Material ::
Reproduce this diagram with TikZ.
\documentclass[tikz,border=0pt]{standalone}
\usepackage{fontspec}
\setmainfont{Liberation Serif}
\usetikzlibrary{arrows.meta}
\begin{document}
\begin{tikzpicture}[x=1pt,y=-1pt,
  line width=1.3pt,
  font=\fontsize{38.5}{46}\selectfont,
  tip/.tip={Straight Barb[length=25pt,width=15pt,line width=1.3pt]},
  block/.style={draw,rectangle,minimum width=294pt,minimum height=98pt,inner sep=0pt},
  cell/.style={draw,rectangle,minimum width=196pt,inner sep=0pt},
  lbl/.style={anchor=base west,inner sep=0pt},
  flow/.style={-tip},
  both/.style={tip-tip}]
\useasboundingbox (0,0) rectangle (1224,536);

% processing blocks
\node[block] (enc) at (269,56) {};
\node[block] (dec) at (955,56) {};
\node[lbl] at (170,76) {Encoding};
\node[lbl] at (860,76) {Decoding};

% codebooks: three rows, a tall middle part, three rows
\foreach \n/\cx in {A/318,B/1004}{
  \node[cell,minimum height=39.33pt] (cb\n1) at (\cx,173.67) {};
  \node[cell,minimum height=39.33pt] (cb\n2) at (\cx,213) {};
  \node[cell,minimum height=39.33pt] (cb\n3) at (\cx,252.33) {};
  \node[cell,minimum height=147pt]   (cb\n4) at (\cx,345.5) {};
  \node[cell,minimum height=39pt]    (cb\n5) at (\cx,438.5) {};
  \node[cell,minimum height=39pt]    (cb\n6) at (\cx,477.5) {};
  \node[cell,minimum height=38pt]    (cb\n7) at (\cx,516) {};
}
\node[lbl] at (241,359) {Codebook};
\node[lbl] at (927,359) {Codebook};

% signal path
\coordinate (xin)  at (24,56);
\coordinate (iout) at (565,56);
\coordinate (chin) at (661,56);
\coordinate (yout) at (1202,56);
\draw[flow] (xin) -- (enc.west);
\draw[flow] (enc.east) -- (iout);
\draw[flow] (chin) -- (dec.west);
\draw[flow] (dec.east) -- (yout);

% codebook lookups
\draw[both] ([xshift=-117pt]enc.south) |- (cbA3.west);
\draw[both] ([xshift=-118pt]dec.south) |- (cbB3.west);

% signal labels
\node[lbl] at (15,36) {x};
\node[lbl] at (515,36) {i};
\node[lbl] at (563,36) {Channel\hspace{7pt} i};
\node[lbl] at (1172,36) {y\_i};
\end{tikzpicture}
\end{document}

Stated exercise :: Every line of the data above should be copied exactly.

Task solution ::
Reproduce this diagram with TikZ.
\documentclass[tikz,border=0pt]{standalone}
\usepackage{fontspec}
\setmainfont{Liberation Serif}
\usetikzlibrary{arrows.meta}
\begin{document}
\begin{tikzpicture}[x=1pt,y=-1pt,
  line width=1.3pt,
  font=\fontsize{38.5}{46}\selectfont,
  tip/.tip={Straight Barb[length=25pt,width=15pt,line width=1.3pt]},
  block/.style={draw,rectangle,minimum width=294pt,minimum height=98pt,inner sep=0pt},
  cell/.style={draw,rectangle,minimum width=196pt,inner sep=0pt},
  lbl/.style={anchor=base west,inner sep=0pt},
  flow/.style={-tip},
  both/.style={tip-tip}]
\useasboundingbox (0,0) rectangle (1224,536);

% processing blocks
\node[block] (enc) at (269,56) {};
\node[block] (dec) at (955,56) {};
\node[lbl] at (170,76) {Encoding};
\node[lbl] at (860,76) {Decoding};

% codebooks: three rows, a tall middle part, three rows
\foreach \n/\cx in {A/318,B/1004}{
  \node[cell,minimum height=39.33pt] (cb\n1) at (\cx,173.67) {};
  \node[cell,minimum height=39.33pt] (cb\n2) at (\cx,213) {};
  \node[cell,minimum height=39.33pt] (cb\n3) at (\cx,252.33) {};
  \node[cell,minimum height=147pt]   (cb\n4) at (\cx,345.5) {};
  \node[cell,minimum height=39pt]    (cb\n5) at (\cx,438.5) {};
  \node[cell,minimum height=39pt]    (cb\n6) at (\cx,477.5) {};
  \node[cell,minimum height=38pt]    (cb\n7) at (\cx,516) {};
}
\node[lbl] at (241,359) {Codebook};
\node[lbl] at (927,359) {Codebook};

% signal path
\coordinate (xin)  at (24,56);
\coordinate (iout) at (565,56);
\coordinate (chin) at (661,56);
\coordinate (yout) at (1202,56);
\draw[flow] (xin) -- (enc.west);
\draw[flow] (enc.east) -- (iout);
\draw[flow] (chin) -- (dec.west);
\draw[flow] (dec.east) -- (yout);

% codebook lookups
\draw[both] ([xshift=-117pt]enc.south) |- (cbA3.west);
\draw[both] ([xshift=-118pt]dec.south) |- (cbB3.west);

% signal labels
\node[lbl] at (15,36) {x};
\node[lbl] at (515,36) {i};
\node[lbl] at (563,36) {Channel\hspace{7pt} i};
\node[lbl] at (1172,36) {y\_i};
\end{tikzpicture}
\end{document}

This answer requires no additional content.